**DATA PROVIDED:**
═══

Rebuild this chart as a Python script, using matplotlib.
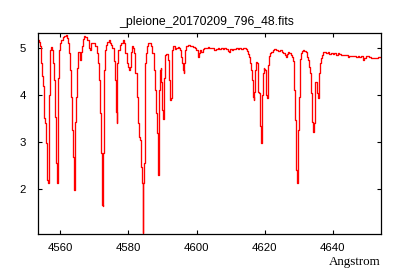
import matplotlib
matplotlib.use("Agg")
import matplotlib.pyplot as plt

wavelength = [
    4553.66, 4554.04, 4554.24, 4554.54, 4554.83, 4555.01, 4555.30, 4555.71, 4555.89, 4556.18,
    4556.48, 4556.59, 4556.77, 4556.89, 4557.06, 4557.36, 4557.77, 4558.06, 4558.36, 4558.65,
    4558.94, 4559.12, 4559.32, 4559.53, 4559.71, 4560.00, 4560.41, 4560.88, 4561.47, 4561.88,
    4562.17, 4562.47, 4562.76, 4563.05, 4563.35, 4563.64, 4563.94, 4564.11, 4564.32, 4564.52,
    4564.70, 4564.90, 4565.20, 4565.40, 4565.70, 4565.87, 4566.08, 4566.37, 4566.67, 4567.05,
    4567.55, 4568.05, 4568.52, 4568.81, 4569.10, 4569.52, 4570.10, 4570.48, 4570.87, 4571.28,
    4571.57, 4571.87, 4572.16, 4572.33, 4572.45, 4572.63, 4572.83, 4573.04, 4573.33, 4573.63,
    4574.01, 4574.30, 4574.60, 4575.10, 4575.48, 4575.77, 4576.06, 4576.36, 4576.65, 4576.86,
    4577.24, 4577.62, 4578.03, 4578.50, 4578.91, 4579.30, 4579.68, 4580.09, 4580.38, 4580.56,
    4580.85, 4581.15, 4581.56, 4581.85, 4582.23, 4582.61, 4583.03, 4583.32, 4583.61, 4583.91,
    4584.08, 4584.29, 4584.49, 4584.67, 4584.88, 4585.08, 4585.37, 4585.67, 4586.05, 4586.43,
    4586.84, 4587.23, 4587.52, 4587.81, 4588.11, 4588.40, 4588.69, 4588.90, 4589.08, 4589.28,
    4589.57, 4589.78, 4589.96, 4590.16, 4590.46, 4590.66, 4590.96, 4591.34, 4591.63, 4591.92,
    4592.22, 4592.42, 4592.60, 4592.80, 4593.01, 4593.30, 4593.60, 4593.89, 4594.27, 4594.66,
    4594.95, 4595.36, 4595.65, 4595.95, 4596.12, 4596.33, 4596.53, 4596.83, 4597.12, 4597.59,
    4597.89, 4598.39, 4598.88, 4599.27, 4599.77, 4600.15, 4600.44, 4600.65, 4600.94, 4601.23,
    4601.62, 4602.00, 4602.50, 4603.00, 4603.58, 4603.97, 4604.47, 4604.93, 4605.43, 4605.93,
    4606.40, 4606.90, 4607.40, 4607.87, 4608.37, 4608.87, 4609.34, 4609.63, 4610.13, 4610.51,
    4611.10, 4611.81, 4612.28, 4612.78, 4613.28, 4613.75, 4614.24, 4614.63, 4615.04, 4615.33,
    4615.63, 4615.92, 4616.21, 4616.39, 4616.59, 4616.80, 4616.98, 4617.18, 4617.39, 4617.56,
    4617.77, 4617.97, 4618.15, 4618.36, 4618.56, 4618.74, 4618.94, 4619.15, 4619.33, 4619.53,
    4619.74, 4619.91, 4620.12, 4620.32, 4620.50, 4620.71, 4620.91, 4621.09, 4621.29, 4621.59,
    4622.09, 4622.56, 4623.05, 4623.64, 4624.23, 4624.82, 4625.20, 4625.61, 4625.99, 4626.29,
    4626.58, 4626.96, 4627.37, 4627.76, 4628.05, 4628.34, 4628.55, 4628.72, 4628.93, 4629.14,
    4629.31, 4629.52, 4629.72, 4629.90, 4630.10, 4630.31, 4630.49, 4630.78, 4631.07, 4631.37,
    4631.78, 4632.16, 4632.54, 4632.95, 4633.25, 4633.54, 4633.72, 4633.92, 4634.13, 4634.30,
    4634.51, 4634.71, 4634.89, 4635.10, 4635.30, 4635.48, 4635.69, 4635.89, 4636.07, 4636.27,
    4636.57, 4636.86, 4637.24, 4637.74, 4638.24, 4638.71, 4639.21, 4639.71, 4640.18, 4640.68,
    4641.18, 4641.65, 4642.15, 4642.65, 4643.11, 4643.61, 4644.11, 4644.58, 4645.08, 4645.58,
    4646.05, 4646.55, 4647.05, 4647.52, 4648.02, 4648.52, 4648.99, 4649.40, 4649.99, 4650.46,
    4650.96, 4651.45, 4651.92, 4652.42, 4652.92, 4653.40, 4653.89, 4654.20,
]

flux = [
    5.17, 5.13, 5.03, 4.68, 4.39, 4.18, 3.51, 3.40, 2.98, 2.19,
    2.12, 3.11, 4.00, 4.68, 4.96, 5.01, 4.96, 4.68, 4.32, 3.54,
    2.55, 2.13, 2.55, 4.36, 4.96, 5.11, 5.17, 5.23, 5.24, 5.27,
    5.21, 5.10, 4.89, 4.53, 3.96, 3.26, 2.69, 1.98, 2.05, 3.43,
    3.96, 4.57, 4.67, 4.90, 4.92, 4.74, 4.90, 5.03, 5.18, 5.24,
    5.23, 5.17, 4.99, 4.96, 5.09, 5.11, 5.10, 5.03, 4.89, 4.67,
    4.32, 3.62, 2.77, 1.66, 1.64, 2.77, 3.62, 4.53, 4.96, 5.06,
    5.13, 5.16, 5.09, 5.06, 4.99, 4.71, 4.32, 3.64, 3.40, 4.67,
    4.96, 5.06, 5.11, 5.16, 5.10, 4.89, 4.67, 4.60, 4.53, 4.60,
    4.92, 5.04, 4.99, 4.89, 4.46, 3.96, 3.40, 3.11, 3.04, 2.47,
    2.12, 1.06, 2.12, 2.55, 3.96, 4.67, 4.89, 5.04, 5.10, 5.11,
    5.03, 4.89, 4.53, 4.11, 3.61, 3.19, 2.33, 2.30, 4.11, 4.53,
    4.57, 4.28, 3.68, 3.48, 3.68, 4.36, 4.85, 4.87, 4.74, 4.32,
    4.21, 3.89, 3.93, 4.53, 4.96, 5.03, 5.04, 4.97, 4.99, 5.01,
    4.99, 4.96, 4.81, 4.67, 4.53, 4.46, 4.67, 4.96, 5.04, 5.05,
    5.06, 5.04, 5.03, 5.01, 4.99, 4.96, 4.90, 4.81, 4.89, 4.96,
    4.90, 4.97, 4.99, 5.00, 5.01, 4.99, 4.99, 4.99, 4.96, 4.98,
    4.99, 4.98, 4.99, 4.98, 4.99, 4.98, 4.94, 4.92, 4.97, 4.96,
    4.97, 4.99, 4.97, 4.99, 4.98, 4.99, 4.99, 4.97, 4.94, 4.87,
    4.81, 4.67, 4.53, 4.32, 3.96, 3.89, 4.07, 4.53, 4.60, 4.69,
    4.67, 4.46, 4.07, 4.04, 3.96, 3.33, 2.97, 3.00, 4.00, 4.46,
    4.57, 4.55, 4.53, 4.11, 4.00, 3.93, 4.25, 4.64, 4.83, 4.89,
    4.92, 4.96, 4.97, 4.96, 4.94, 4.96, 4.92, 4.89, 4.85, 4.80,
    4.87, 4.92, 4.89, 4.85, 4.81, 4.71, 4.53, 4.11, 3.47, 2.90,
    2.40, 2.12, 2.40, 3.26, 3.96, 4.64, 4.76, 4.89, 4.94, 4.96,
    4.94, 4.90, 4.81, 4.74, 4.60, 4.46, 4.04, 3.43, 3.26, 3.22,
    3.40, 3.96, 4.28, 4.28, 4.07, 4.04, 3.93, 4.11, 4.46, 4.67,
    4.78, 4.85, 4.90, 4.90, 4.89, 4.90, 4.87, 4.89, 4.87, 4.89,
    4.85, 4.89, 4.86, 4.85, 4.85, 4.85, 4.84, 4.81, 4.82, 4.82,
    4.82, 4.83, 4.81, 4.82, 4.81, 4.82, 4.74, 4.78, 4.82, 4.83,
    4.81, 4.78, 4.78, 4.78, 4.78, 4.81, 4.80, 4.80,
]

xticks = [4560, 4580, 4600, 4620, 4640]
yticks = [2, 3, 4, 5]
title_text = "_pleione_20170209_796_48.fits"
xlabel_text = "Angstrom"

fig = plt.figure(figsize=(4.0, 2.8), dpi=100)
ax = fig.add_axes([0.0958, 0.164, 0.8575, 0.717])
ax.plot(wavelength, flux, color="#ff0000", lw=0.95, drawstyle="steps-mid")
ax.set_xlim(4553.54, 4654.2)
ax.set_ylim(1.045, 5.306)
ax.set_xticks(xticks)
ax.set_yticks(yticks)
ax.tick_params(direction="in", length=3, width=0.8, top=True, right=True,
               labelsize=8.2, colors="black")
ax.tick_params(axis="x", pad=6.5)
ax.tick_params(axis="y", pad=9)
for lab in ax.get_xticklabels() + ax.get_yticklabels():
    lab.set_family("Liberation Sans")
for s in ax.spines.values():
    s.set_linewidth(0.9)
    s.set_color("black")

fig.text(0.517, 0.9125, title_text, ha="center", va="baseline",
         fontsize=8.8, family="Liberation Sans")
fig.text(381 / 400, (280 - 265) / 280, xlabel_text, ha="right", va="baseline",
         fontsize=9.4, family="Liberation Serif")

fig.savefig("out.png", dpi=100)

═══

**TASK OBJECTIVE:**
Return, unchanged, the lines from the first line of the material through the line that holds "import matplotlib.pyplot as plt", inclusive, omitting pictures.

**COMPLETED EXERCISE:**
Rebuild this chart as a Python script, using matplotlib.
import matplotlib
matplotlib.use("Agg")
import matplotlib.pyplot as plt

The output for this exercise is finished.